It kinda depends, I wouldn't be surprises, if properly optimized avx2 could get the same performance, since it looks like the operation is memory bottlenecked.
Nah, AVX512 is more performant design due to the support of masking. It does not depend in fact on anything. Those who compares favorably or equally AVX2 with 512 never used either of them.
Which is I’m really looking forward to Intel’s upcoming AVX10 / APX extensions, created to alleviate the P/E core issues they had in Alder Lake (really, what the fuck was Intel thinking back then?) It’s still inferior compared to full AVX-512 since you don’t have 512-bit wide registers, but you still have 32 256-bit registers to play with as well as the rich instruction set of AVX-512 (with all that masking and gather/scatter ops and that jazz…) so much better than AVX2.
Now hearing that the upcoming Ryzen is also going with the hybrid P/E core approach I wonder if AMD is also preparing to adopt these instructions as well…

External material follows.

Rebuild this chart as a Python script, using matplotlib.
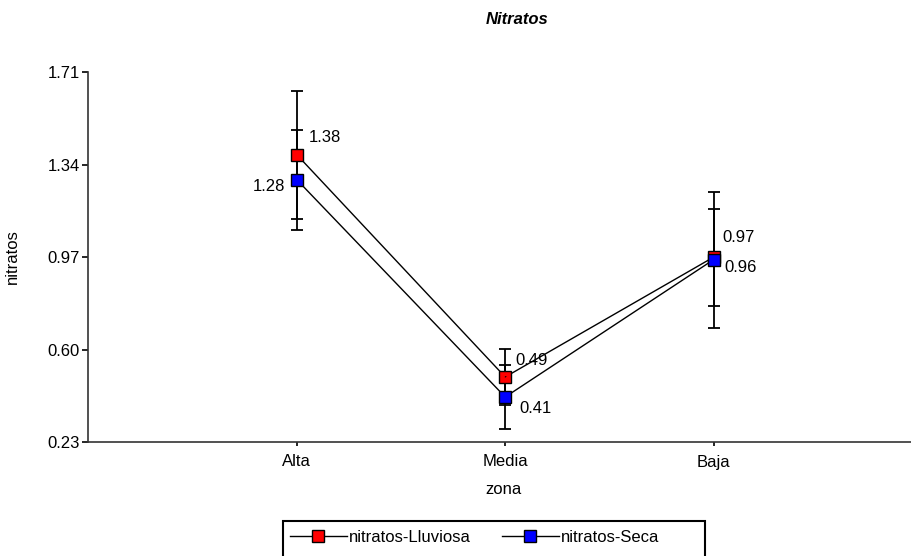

The thing about Alder Lake AVX 512 is that (actually was, but i still occasionally run it with AVX512 enabled, for some specific tasks) the Alder Lake is the only consumer grade CPU that supports AVX 512 FP16. It is very performant for ML tasks, not like a real GPU, obviously, but a lot, much much easier to use.
Besides Intel do not gurantee compatibility AVX10 with AVX512/256.